First, the school purchased sets of my history comix for each classroom last spring. The teachers reported to me how excited the kids were to read them and how much their test scores improved last spring. So the audience was ready for me Tuesday! (One girl in the front row made a point to tell me, as the other students filed into the cafeteria, that her favorite title was “Slavery’s Storm.” I don’t think of that one as a feel-good favorite. But I was happy she found connection with my stories about the political and social struggles leading up to the Civil War.)
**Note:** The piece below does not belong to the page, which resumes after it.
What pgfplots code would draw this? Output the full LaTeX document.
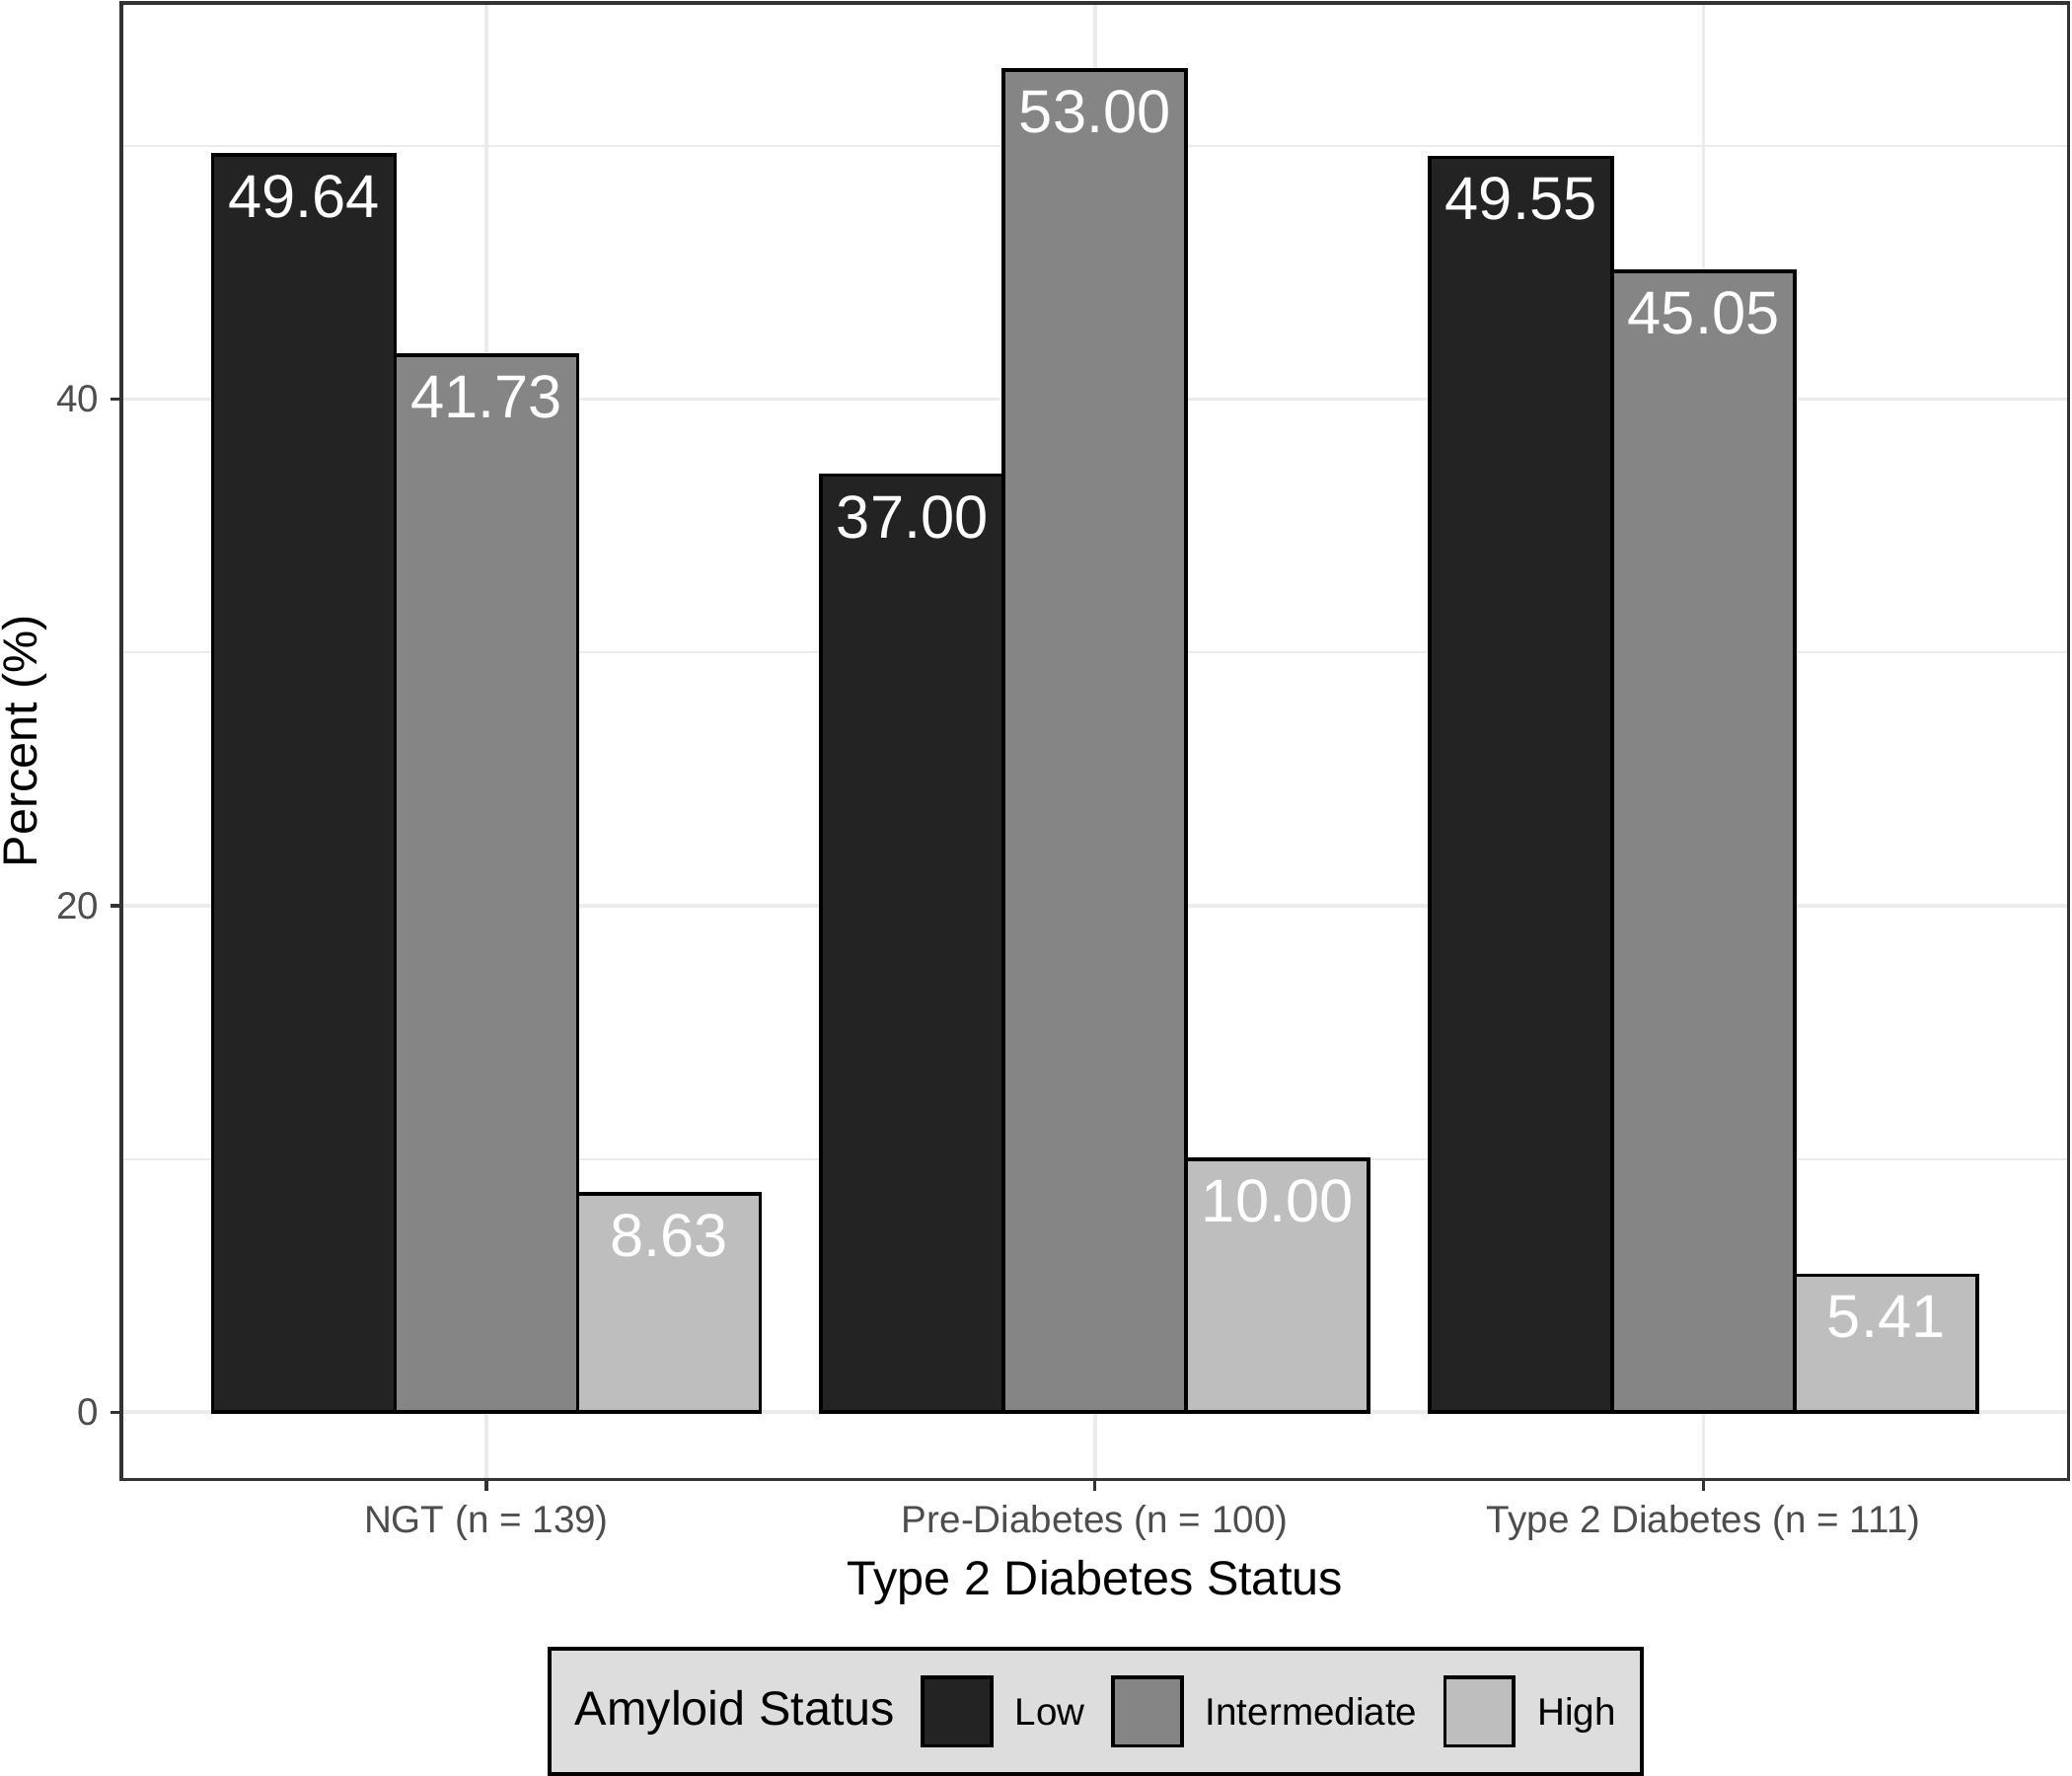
\documentclass[border=0pt]{standalone}
\usepackage{fontspec}
\setmainfont{Liberation Sans}
\usepackage{pgfplots}
\pgfplotsset{compat=1.18}
\definecolor{lowc}{RGB}{35,35,35}
\definecolor{midc}{RGB}{133,133,133}
\definecolor{highc}{RGB}{190,190,190}
\definecolor{gridc}{RGB}{235,235,235}
\definecolor{borderc}{RGB}{51,51,51}
\definecolor{tickc}{RGB}{77,77,77}
\definecolor{legendbg}{RGB}{221,221,221}
\pgfplotsset{
  keylegend/.style={legend image code/.code={%
    \path[draw=none,fill=none] (0pt,0pt) -- (29.4pt,0pt);
    \draw[##1] (6.8pt,-5.1pt) rectangle (23.6pt,11.7pt);}},
  barlabel/.style={nodes near coords={\pgfmathprintnumber[fixed,fixed zerofill,precision=2]{\pgfplotspointmeta}},
    every node near coord/.append style={anchor=north, text=white, inner sep=0pt, yshift=-4.5pt,
      font=\fontsize{14.8}{17}\selectfont}},
}
\begin{document}
\begin{tikzpicture}
\begin{axis}[
  scale only axis, width=475.5pt, height=360.5pt,
  xmin=0.4, xmax=3.6, ymin=-2.65, ymax=55.65,
  xtick={1,2,3},
  xticklabels={NGT (n = 139), Pre-Diabetes (n = 100), Type 2 Diabetes (n = 111)},
  ytick={0,20,40}, minor ytick={10,30,50},
  grid=both,
  major grid style={color=gridc, line width=0.9pt},
  minor grid style={color=gridc, line width=0.5pt},
  axis line style={color=borderc, line width=0.8pt},
  tick align=outside, major tick length=2.7pt, minor tick length=0pt,
  tick style={color=borderc, line width=0.8pt},
  xtick pos=left, ytick pos=left,
  /pgf/number format/assume math mode=true,
  ticklabel style={font=\fontsize{9.3}{11}\selectfont, text=tickc},
  xticklabel style={anchor=base, inner sep=0pt, yshift=-10.4pt},
  yticklabel style={anchor=east, inner sep=0pt, xshift=-2.5pt},
  xlabel={Type 2 Diabetes Status},
  ylabel={Percent (\%)},
  label style={font=\fontsize{11.7}{14}\selectfont},
  xlabel style={at={(axis description cs:0.5,-0.0698)}, anchor=center},
  ylabel style={at={(axis description cs:-0.0497,0.5)}, anchor=center},
  legend style={at={(axis description cs:0.5003,-0.1573)}, anchor=center,
    fill=legendbg, draw=black, line width=1.1pt,
    inner xsep=6.3pt, inner ysep=6.5pt, column sep=0pt,
    nodes={inner sep=0pt, anchor=base west},
    font=\fontsize{9.3}{11}\selectfont},
  legend columns=-1,
]
\addlegendimage{legend image code/.code={}}
\addlegendentry{\fontsize{11.7}{14}\selectfont Amyloid Status}
\addplot[ybar, bar width=0.3, bar shift=0, fill=lowc, draw=black, line width=0.9pt, keylegend, barlabel]
  coordinates {(0.7,49.64) (1.7,37.00) (2.7,49.55)};
\addlegendentry{Low}
\addplot[ybar, bar width=0.3, bar shift=0, fill=midc, draw=black, line width=0.9pt, keylegend, barlabel]
  coordinates {(1,41.73) (2,53.00) (3,45.05)};
\addlegendentry{Intermediate}
\addplot[ybar, bar width=0.3, bar shift=0, fill=highc, draw=black, line width=0.9pt, keylegend, barlabel]
  coordinates {(1.3,8.63) (2.3,10.00) (3.3,5.41)};
\addlegendentry{High}
\end{axis}
\pgfresetboundingbox
\path[use as bounding box] (-29.6pt,-72.4pt) rectangle (476.3pt,361.2pt);
\end{tikzpicture}
\end{document}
Speaking to about 200 fourth-graders in a big cafeteria is a challenge. But the microphone was great, and I could do my roaming among the rows of kids easily, peppering them with questions and trying to draw ideas with them. Here was one of my inventions for Williams: my fourth drawing in the talk is usually a drawing of me drawing a historical figure, who stands to the side and critiques my drawing. I’ve used George Washington (“My nose is NOT that big!”) and James Madison (“I am NOT that short!”) but for Williams I decided to draw Frederick Douglass and his awesome historical afro! The kids loved it — and, to my happiness, knew who Douglass was. That’s rare among American fourth-graders.

The fifth-graders in the afternoon session also threw me a curveball I’ve never faced. I put on the overhead my page about the Dred Scott decision, which features the black robe of the chief justice of the Supreme Court covering over the panels below it. I started the discussion of the page by asking, “What kind of person wears a black robe for their job?” One student said “Lincoln!” Hmmmm, he did wear a black longcoat . . . “George Washington!” Ummmm, yeah, we see him in a black heavy coat in the crossing of the Delaware, but what kind of job would a . . . “PREACHER!” Oh boy, I hadn’t thought of THAT one before!!! EXCELLENTLY broad cultural referencing there! My own preacher doesn’t wear a big robe, but many ministers in many other kids of churches do.

I laughed and then made my Judge Judy reference, and we were back on track.